Antes de analisarmos a IN RFB no 2.269/2025, que regulou os requisitos e condições para fruição dos benefícios fiscais para tais serviços, e a MP no 1.307/2025, é oportuno recordarmos algumas alterações relevantes na Lei das ZPEs através da Lei no 14.184/2021. Dentre elas, destacaram-se: (a) a extinção do compromisso mínimo de exportação (artigo 18); (b) a ampliação do escopo das ZPEs para também abarcar a exportação de serviços vinculados à industrialização das mercadorias (artigo 21-A); (c) a possibilidade de entidades privadas apresentarem propostas de criação de novas zonas (artigo 2º, caput); (d) a permissão para exportação através de intermediação de empresa comercial exportadora (artigo 6º-E); (e) a possibilidade de a empresa permanecer na área da ZPE ainda que não fosse mais beneficiária do respectivo regime jurídico (artigo 8º, §3º); (f) a permissão para o estabelecimento de filiais fora da zona para atividades gerenciais, administrativas ou técnicas (artigo 9º), (g) a área da ZPE poder ser descontínua, limitada à distância de 30 km; (h) o alfandegamento ficar restrito a área de despacho aduaneiro, e não mais de toda a área da ZPE. [4]

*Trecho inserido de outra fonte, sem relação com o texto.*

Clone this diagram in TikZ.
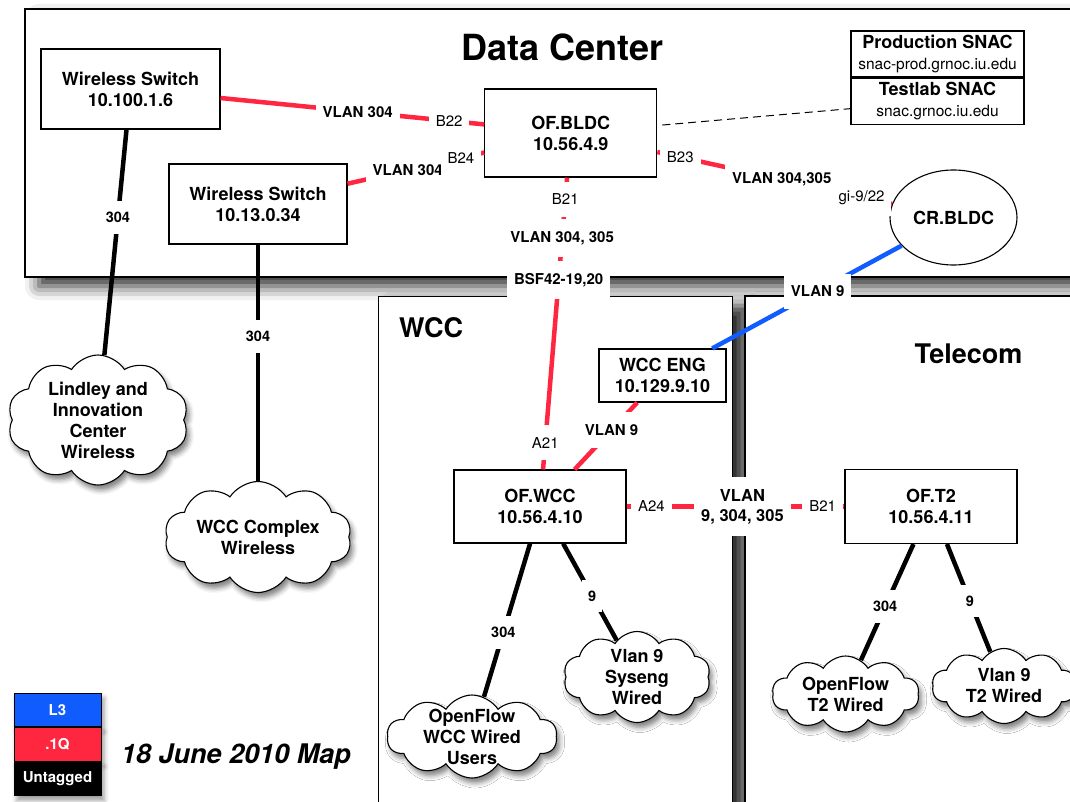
\documentclass[tikz,border=0pt]{standalone}
\usepackage{fontspec}
\setmainfont{TeX Gyre Heros}
\usepackage{tikz}
\usetikzlibrary{shapes.geometric}
\usetikzlibrary{shapes.symbols}
\usetikzlibrary{shadows.blur}
\usetikzlibrary{positioning}
\definecolor{vlanred}{RGB}{255,38,64}
\definecolor{l3blue}{RGB}{16,92,255}
\tikzset{
area_box/.style={rectangle, draw, line width=1.3pt, fill=white, blur shadow={shadow xshift=14pt, shadow yshift=-9pt, shadow blur radius=14pt, shadow opacity=85}},
area_title/.style={font=\bfseries\fontsize{27}{30}\selectfont},
switch_box/.style={rectangle, draw, line width=1.1pt, fill=white, align=center, inner sep=0pt, font=\bfseries\fontsize{18}{21}\selectfont},
snac_box/.style={switch_box, minimum width=173pt, minimum height=46pt},
router/.style={ellipse, draw, line width=1.1pt, fill=white, minimum width=127pt, minimum height=95pt, font=\bfseries\fontsize{18}{21}\selectfont},
site_cloud/.style={cloud, cloud puffs=10, cloud puff arc=115, cloud ignores aspect, draw, line width=1.1pt, fill=white, inner sep=0pt, blur shadow={shadow xshift=3pt, shadow yshift=-5pt, shadow blur radius=5pt, shadow opacity=50}},
cloud_text/.style={align=center, font=\bfseries\fontsize{18}{21}\selectfont},
tagged_link/.style={vlanred, line width=4.5pt},
routed_link/.style={l3blue, line width=4.5pt},
untagged_link/.style={black, line width=4.5pt},
mgmt_link/.style={black, line width=1pt, dash pattern=on 8pt off 5pt},
vlan_label/.style={fill=white, text=black, inner xsep=7pt, inner ysep=12pt, align=center, font=\bfseries\fontsize{15}{19}\selectfont},
port_label/.style={fill=white, text=black, inner xsep=7pt, inner ysep=12pt, font=\fontsize{15}{18}\selectfont},
untag_label/.style={fill=white, text=black, inner xsep=6pt, inner ysep=11pt, font=\bfseries\fontsize{14.5}{17}\selectfont},
legend_key/.style={rectangle, draw, line width=1pt, minimum width=87pt, minimum height=33.5pt, inner sep=0pt, text=white, font=\bfseries\fontsize{15}{18}\selectfont, blur shadow={shadow xshift=3pt, shadow yshift=-5pt, shadow blur radius=5pt}},
date_text/.style={font=\bfseries\itshape\fontsize{27}{30}\selectfont}
}

\begin{document}
\begin{tikzpicture}[x=1pt, y=-1pt]
    \useasboundingbox (0,0) rectangle (1070,802);
    \clip (0,0) rectangle (1070,802);

    % buildings
    \node[area_box, minimum width=1065pt, minimum height=268pt] (dc_area) at (557.5,143) {};
    \node[area_box, minimum width=354pt, minimum height=520pt] (wcc_area) at (555.5,556.5) {};
    \node[area_box, minimum width=345pt, minimum height=520pt] (t2_area) at (917.5,556) {};
    \node[area_title, font=\bfseries\fontsize{36}{40}\selectfont] (dc_title) at (562.5,47) {Data Center};
    \node[area_title] (wcc_title) at (431,328) {WCC};
    \node[area_title] (t2_title) at (968.5,354) {Telecom};

    % switches and routers
    \node[switch_box, minimum width=179pt, minimum height=80pt] (ws_1) at (130.5,89) {Wireless Switch\\10.100.1.6};
    \node[switch_box, minimum width=178pt, minimum height=80pt] (ws_2) at (258,204) {Wireless Switch\\10.13.0.34};
    \node[switch_box, minimum width=172pt, minimum height=88pt] (of_bldc) at (570.75,133) {OF.BLDC\\10.56.4.9};
    \node[snac_box] (snac_prod) at (937.5,54) {Production SNAC\\{\mdseries\fontsize{15.5}{21}\selectfont snac-prod.grnoc.iu.edu}};
    \node[snac_box, below=0 of snac_prod] (snac_test) {Testlab SNAC\\{\mdseries\fontsize{15.5}{21}\selectfont snac.grnoc.iu.edu}};
    \node[router] (cr_bldc) at (953.5,217.5) {CR.BLDC};
    \node[switch_box, minimum width=127pt, minimum height=53pt] (wcc_eng) at (662.5,375.5) {WCC ENG\\10.129.9.10};
    \node[switch_box, minimum width=172pt, minimum height=73pt] (of_wcc) at (540,506.5) {OF.WCC\\10.56.4.10};
    \node[switch_box, minimum width=172pt, minimum height=74pt] (of_t2) at (931,506.5) {OF.T2\\10.56.4.11};

    % user networks
    \node[site_cloud, minimum width=181pt, minimum height=130pt, label={[cloud_text]center:Lindley and\\Innovation\\Center\\Wireless}] (lindley_cloud) at (98,420) {};
    \node[site_cloud, minimum width=187pt, minimum height=111pt, label={[cloud_text]center:WCC Complex\\Wireless}] (wcc_complex_cloud) at (258,537) {};
    \node[site_cloud, minimum width=170pt, minimum height=83pt, label={[cloud_text]center:OpenFlow\\WCC Wired\\Users}] (wcc_users_cloud) at (472,736.5) {};
    \node[site_cloud, minimum width=147pt, minimum height=91pt, label={[cloud_text]center:Vlan 9\\Syseng\\Wired}] (syseng_cloud) at (637,677) {};
    \node[site_cloud, minimum width=147pt, minimum height=76pt, label={[cloud_text]center:OpenFlow\\T2 Wired}] (t2_openflow_cloud) at (845.6,694) {};
    \node[site_cloud, minimum width=144pt, minimum height=75pt, label={[cloud_text]center:Vlan 9\\T2 Wired}] (t2_vlan9_cloud) at (1004,686) {};

    % legend
    \node[legend_key, fill=l3blue] (l3_key) at (57.5,709.75) {L3};
    \node[legend_key, fill=vlanred, below=0 of l3_key] (dot1q_key) {.1Q};
    \node[legend_key, fill=black, below=0 of dot1q_key] (untagged_key) {Untagged};
    \node[date_text] (map_date) at (236,757) {18 June 2010 Map};

    % links
    \draw[tagged_link] (ws_1) -- (of_bldc) node[vlan_label, pos=0.52] {VLAN 304} node[port_label, pos=0.867] {B22};
    \draw[tagged_link] (ws_2) -- (of_bldc) node[vlan_label, pos=0.44] {VLAN 304} node[port_label, pos=0.83] {B24};
    \draw[tagged_link] (of_bldc) -- (cr_bldc) node[port_label, pos=0.098] {B23} node[vlan_label, pos=0.53] {VLAN 304,305} node[port_label, pos=0.87] {gi-9/22};
    \draw[tagged_link] (of_bldc) -- (of_wcc) node[port_label, pos=0.075] {B21} node[vlan_label, pos=0.208] {VLAN 304, 305} node[vlan_label, pos=0.352] {BSF42-19,20} node[port_label, pos=0.908] {A21};
    \draw[routed_link] (cr_bldc) -- (wcc_eng) node[vlan_label, pos=0.443] {VLAN 9};
    \draw[tagged_link] (wcc_eng) -- (of_wcc) node[vlan_label, pos=0.41] {VLAN 9};
    \draw[tagged_link] (of_wcc) -- (of_t2) node[port_label, pos=0.114] {A24} node[vlan_label, font=\bfseries\fontsize{16.5}{20}\selectfont, pos=0.532] {VLAN\\9, 304, 305} node[port_label, pos=0.9] {B21};
    \draw[mgmt_link, shorten <=5pt] (of_bldc) -- (snac_test);
    \draw[untagged_link] (ws_1) -- (lindley_cloud) node[untag_label, pos=0.39] {304};
    \draw[untagged_link] (ws_2) -- (wcc_complex_cloud) node[untag_label, pos=0.39] {304};
    \draw[untagged_link] (of_wcc.255) -- (wcc_users_cloud) node[untag_label, pos=0.58] {304};
    \draw[untagged_link] (of_wcc.302) -- (syseng_cloud) node[untag_label, pos=0.54] {9};
    \draw[untagged_link] (of_t2.245) -- (t2_openflow_cloud) node[untag_label, pos=0.54] {304};
    \draw[untagged_link] (of_t2.293) -- (t2_vlan9_cloud) node[untag_label, pos=0.53] {9};
\end{tikzpicture}
\end{document}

A extinção do compromisso mínimo de exportação suscitou descontentamento, perante o STF, quanto à sua constitucionalidade. A Ação Direta de Inconstitucionalidade (ADI) no 7.174, movida pelo partido Republicanos, questionou a forma e o conteúdo da alteração. Segundo o autor da ação, teria havido ofensa ao devido processo legislativo por supostamente ter corrido “contrabando legislativo”, com uma inclusão de tema e deliberação alheia à matéria da MP, e, no mérito, ofensa ao princípio da isonomia e da livre concorrência.
A ADI no 7.174 teve a sessão de julgamento realizada em dezembro de 2024, com decisão unânime, sob a relatoria do ministro Nunes Marques, de inexistência de qualquer vício formal ou material. Nos termos do voto do ministro relator, ocorreria “contrabando legislativo” se não houvesse nenhuma pertinência temática com a matéria da MP, o que não foi o caso.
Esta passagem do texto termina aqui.